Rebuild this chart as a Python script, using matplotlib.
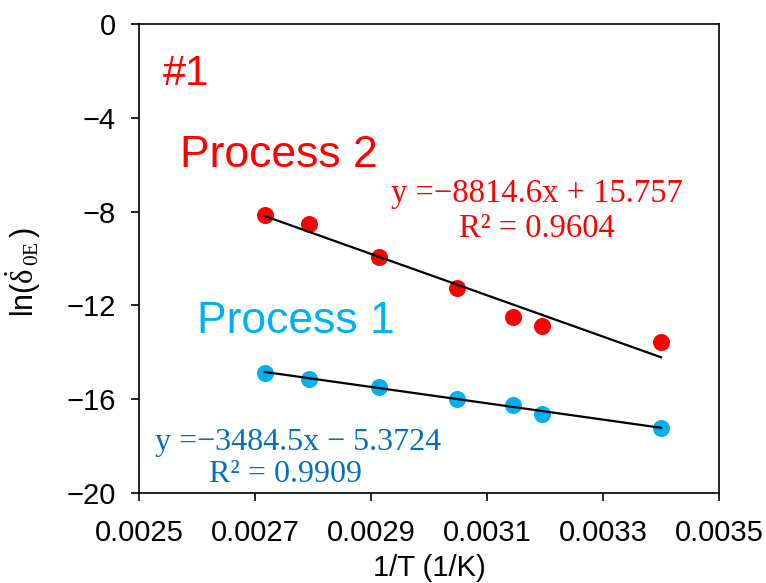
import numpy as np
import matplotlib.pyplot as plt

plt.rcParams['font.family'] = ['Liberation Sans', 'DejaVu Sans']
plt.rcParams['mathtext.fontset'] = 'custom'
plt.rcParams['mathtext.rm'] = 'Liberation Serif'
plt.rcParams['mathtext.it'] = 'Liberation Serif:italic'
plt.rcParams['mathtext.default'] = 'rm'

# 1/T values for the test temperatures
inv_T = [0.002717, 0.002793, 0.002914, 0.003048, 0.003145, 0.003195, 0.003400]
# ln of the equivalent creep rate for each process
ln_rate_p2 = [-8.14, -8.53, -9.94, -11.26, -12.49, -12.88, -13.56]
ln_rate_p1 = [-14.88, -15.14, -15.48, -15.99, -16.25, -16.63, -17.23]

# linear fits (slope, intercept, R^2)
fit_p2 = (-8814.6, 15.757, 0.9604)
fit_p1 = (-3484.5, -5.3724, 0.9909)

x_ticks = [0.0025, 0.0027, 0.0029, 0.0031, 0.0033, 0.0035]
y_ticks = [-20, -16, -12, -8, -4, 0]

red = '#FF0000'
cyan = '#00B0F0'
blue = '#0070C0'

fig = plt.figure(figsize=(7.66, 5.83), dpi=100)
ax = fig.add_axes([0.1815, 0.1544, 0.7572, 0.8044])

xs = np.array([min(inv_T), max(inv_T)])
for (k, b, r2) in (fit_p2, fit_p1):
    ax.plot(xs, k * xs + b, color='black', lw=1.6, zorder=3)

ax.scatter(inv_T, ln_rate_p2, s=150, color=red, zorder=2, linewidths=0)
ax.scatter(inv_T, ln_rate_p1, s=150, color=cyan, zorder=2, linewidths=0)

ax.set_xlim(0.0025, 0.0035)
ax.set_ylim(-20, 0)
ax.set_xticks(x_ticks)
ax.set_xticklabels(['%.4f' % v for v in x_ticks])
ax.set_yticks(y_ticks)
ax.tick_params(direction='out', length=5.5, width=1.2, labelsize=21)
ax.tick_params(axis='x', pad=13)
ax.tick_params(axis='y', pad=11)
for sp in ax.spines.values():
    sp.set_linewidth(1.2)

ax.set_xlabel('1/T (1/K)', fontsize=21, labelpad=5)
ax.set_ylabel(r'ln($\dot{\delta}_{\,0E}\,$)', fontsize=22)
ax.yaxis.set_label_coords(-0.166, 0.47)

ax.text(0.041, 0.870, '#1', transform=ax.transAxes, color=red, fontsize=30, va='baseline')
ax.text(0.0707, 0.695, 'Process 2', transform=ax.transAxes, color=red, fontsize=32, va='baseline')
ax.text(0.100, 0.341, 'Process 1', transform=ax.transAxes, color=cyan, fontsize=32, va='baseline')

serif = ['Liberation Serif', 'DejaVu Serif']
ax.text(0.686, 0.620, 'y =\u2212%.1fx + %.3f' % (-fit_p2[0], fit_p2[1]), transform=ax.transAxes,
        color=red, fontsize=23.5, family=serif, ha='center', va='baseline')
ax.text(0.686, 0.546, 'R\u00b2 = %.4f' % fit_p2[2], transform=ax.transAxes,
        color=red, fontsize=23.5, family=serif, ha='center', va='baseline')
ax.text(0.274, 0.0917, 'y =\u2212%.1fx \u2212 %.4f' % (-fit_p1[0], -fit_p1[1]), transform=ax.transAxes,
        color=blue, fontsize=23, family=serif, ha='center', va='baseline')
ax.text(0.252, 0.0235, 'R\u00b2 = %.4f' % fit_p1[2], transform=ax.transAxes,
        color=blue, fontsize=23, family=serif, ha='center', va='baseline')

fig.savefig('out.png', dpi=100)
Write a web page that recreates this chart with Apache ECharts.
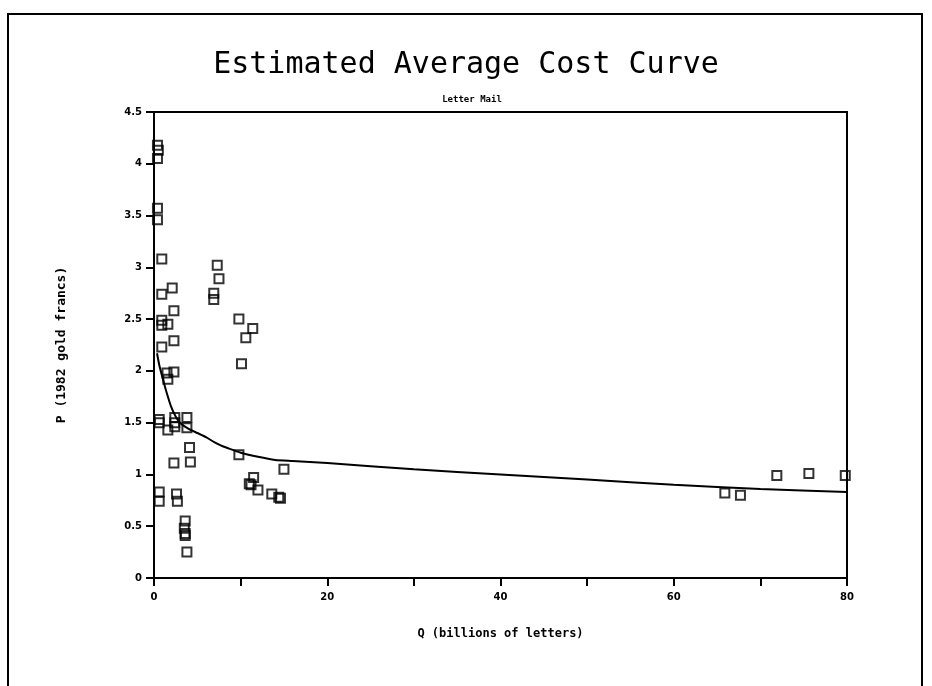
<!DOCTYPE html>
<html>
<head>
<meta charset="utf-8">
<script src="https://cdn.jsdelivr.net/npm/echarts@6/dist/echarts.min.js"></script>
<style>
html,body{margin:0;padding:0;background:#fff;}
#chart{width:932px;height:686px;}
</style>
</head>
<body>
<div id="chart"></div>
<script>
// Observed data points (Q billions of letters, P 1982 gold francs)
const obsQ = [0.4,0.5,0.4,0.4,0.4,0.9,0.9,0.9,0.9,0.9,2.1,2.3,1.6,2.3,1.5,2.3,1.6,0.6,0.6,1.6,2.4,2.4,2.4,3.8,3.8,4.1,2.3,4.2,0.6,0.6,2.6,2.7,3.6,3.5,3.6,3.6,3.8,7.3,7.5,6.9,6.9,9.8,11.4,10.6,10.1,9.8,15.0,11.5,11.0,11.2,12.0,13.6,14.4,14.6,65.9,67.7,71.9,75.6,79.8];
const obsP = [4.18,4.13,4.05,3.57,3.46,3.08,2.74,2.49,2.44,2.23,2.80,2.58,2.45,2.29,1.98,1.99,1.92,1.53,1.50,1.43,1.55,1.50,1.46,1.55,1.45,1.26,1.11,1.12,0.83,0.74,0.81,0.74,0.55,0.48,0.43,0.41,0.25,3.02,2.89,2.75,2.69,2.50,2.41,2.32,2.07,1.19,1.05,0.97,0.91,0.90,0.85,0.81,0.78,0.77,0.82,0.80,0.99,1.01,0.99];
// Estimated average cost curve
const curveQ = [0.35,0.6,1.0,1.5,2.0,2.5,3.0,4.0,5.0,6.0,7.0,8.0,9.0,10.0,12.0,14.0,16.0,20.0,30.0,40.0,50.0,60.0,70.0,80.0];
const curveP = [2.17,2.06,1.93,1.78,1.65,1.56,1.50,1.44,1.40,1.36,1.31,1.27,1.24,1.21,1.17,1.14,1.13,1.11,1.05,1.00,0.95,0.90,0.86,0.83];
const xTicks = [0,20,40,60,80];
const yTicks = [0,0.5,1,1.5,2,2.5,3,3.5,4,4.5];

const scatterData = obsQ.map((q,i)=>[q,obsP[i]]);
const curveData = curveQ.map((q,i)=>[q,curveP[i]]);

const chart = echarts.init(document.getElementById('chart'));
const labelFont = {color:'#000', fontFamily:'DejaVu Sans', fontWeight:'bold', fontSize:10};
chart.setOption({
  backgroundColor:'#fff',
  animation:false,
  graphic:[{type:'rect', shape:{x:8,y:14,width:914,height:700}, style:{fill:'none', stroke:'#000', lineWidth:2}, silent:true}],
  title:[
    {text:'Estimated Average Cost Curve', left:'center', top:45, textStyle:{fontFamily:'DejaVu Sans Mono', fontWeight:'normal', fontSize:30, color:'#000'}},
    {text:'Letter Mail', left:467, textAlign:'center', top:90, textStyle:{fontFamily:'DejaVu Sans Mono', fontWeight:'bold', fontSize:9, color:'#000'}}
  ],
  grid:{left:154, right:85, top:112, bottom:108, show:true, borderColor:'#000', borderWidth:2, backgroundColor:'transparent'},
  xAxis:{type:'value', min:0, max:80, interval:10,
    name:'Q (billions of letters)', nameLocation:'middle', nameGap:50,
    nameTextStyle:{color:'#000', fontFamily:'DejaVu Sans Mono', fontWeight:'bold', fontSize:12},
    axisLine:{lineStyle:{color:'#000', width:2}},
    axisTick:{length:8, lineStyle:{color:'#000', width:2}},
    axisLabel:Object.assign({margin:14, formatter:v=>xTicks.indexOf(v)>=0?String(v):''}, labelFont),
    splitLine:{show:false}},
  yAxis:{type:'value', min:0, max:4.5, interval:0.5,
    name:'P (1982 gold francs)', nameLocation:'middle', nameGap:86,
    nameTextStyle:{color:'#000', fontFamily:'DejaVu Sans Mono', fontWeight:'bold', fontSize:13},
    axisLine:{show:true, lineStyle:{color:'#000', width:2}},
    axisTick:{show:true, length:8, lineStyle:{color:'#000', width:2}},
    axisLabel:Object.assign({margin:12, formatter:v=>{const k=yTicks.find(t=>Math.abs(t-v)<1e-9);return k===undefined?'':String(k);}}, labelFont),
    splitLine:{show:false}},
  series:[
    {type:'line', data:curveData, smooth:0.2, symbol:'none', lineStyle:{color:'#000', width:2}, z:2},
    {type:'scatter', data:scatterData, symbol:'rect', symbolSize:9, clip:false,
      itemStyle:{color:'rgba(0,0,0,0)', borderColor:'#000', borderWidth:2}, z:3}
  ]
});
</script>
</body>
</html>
■ ■ ■ ■ ■
(Requirement):
From the first line above through the line containing "import matplotlib.pyplot as plt", copy everything exactly, without the pictures.

(Written answer):
Rebuild this chart as a Python script, using matplotlib.
import numpy as np
import matplotlib.pyplot as plt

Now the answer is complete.